Stained Glass Windows. Old Testament signs of the Presence of the Lord alternate with Old Testament antitypes of the Eucharist. Clockwise from above the altar these images are: the Agnus Dei (the Passover Lamb), the cloud filling the temple at its dedication, the sacrifice of Abel, Jacob’s ladder and altar at Bethel, Abraham’s willingness to sacrifice Isaac, Abraham feeding the three angelic visitors (Rublev’s Trinity), the sacrifice of Melchizedek, and Moses before the burning bush. Execution of the stained glass will most likely need to wait for specific donors, but canvases with the designs could provide mediation of light and the iconographic content in the short term.
This is but an initial design concept and will be coordinated with members of the parish who have volunteered to perform much of the work required. Everything has been designed with this in mind, and well within the initial budget requirements.

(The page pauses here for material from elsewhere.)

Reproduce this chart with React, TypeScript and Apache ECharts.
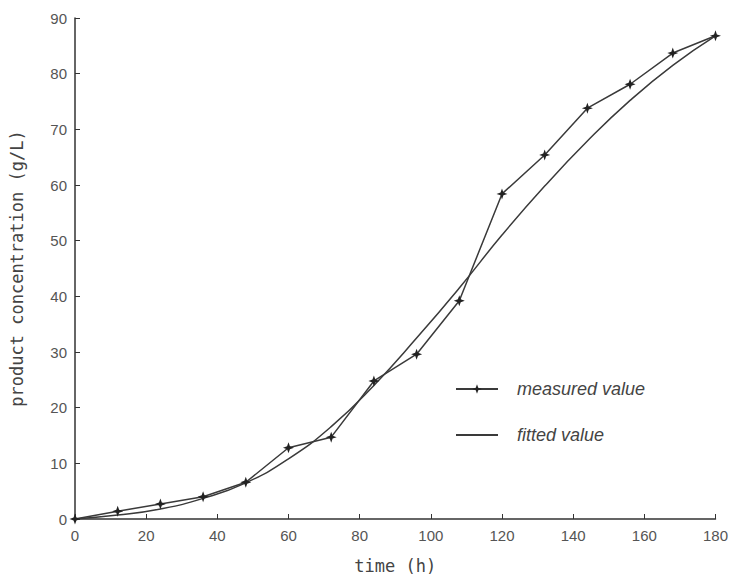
import React, { useEffect, useRef } from "react";
import * as echarts from "echarts";

const times = [0, 12, 24, 36, 48, 60, 72, 84, 96, 108, 120, 132, 144, 156, 168, 180];
const measured = [0, 1.4, 2.7, 4.0, 6.6, 12.8, 14.7, 24.8, 29.6, 39.2, 58.4, 65.4, 73.8, 78.1, 83.7, 86.8];
const fitted = [0, 0.7, 1.8, 3.7, 6.5, 10.8, 16.6, 24.0, 32.5, 41.5, 51.0, 59.8, 67.9, 75.2, 81.5, 86.8];

const STAR = "path://M0,-10 L2.6,-2.6 L10,0 L2.6,2.6 L0,10 L-2.6,2.6 L-10,0 L-2.6,-2.6 Z";

export default function App() {
  const ref = useRef<HTMLDivElement>(null);
  useEffect(() => {
    if (!ref.current) return;
    const chart = echarts.init(ref.current, null, { renderer: "svg" });
    const axisLabel = { color: "#555", fontSize: 15, fontFamily: "Liberation Sans, Arial, sans-serif" };
    chart.setOption({
      animation: false,
      backgroundColor: "#fff",
      grid: { left: 74, right: 15, top: 18, bottom: 64, containLabel: false },
      legend: {
        left: 450,
        top: 375,
        orient: "vertical",
        itemWidth: 42,
        itemHeight: 12,
        itemGap: 28,
        textStyle: {
          fontStyle: "italic",
          fontSize: 18,
          color: "#444",
          fontFamily: "Liberation Sans, Arial, sans-serif",
          padding: [0, 0, 0, 14],
        },
        data: [
          { name: "measured value" },
          { name: "fitted value" },
        ],
      },
      xAxis: {
        type: "value",
        min: 0,
        max: 180,
        interval: 20,
        name: "time (h)",
        nameLocation: "middle",
        nameGap: 38,
        nameTextStyle: { fontFamily: "DejaVu Sans Mono, monospace", fontSize: 17, color: "#444" },
        axisLine: { show: true, onZero: false, lineStyle: { color: "#333", width: 1.5 } },
        axisTick: { show: true, inside: true, length: 5, lineStyle: { color: "#333" } },
        axisLabel: { ...axisLabel, margin: 9 },
        splitLine: { show: false },
      },
      yAxis: {
        type: "value",
        min: 0,
        max: 90,
        interval: 10,
        name: "product concentration (g/L)",
        nameLocation: "middle",
        nameGap: 50,
        nameTextStyle: { fontFamily: "DejaVu Sans Mono, monospace", fontSize: 17, color: "#444" },
        axisLine: { show: true, onZero: false, lineStyle: { color: "#333", width: 1.5 } },
        axisTick: { show: true, inside: true, length: 5, lineStyle: { color: "#333" } },
        axisLabel: { ...axisLabel, margin: 8 },
        splitLine: { show: false },
      },
      series: [
        {
          name: "measured value",
          type: "line",
          data: times.map((t, i) => [t, measured[i]]),
          symbol: STAR,
          symbolSize: 11,
          showAllSymbol: true,
          lineStyle: { color: "#3a3a3a", width: 1.5 },
          itemStyle: { color: "#222" },
        },
        {
          name: "fitted value",
          type: "line",
          data: times.map((t, i) => [t, fitted[i]]),
          smooth: 0.5,
          symbol: "none",
          lineStyle: { color: "#3a3a3a", width: 1.5 },
          itemStyle: { color: "rgba(0,0,0,0)" },
        },
      ],
    });
    return () => chart.dispose();
  }, []);
  return <div ref={ref} style={{ width: 731, height: 583, position: "absolute", left: 0, top: 0 }} />;
}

Given so fitting an existing space, it will be possible to create a chapel that is sufficiently elevated from its current state and the surrounding classrooms to imbue the space with the sanctity of its new function. The solidity of the materials, acoustics to foster silences, and subdued lighting that encourages focus and contemplation will aid in creating the sacred space. Careful coordination and restraint in the appurtenances and artworks is also critical to maintain the clarity and beauty of the liturgical functions it is designed to envelop and unify.
It is my sincere hope that the gift of this design will help invite more people into the intimacy of the spiritual union of adoration, reveal the clarity of the sacramental communion of Eucharistic worship in order to inspire greater and more frequent participation in the paschal mystery.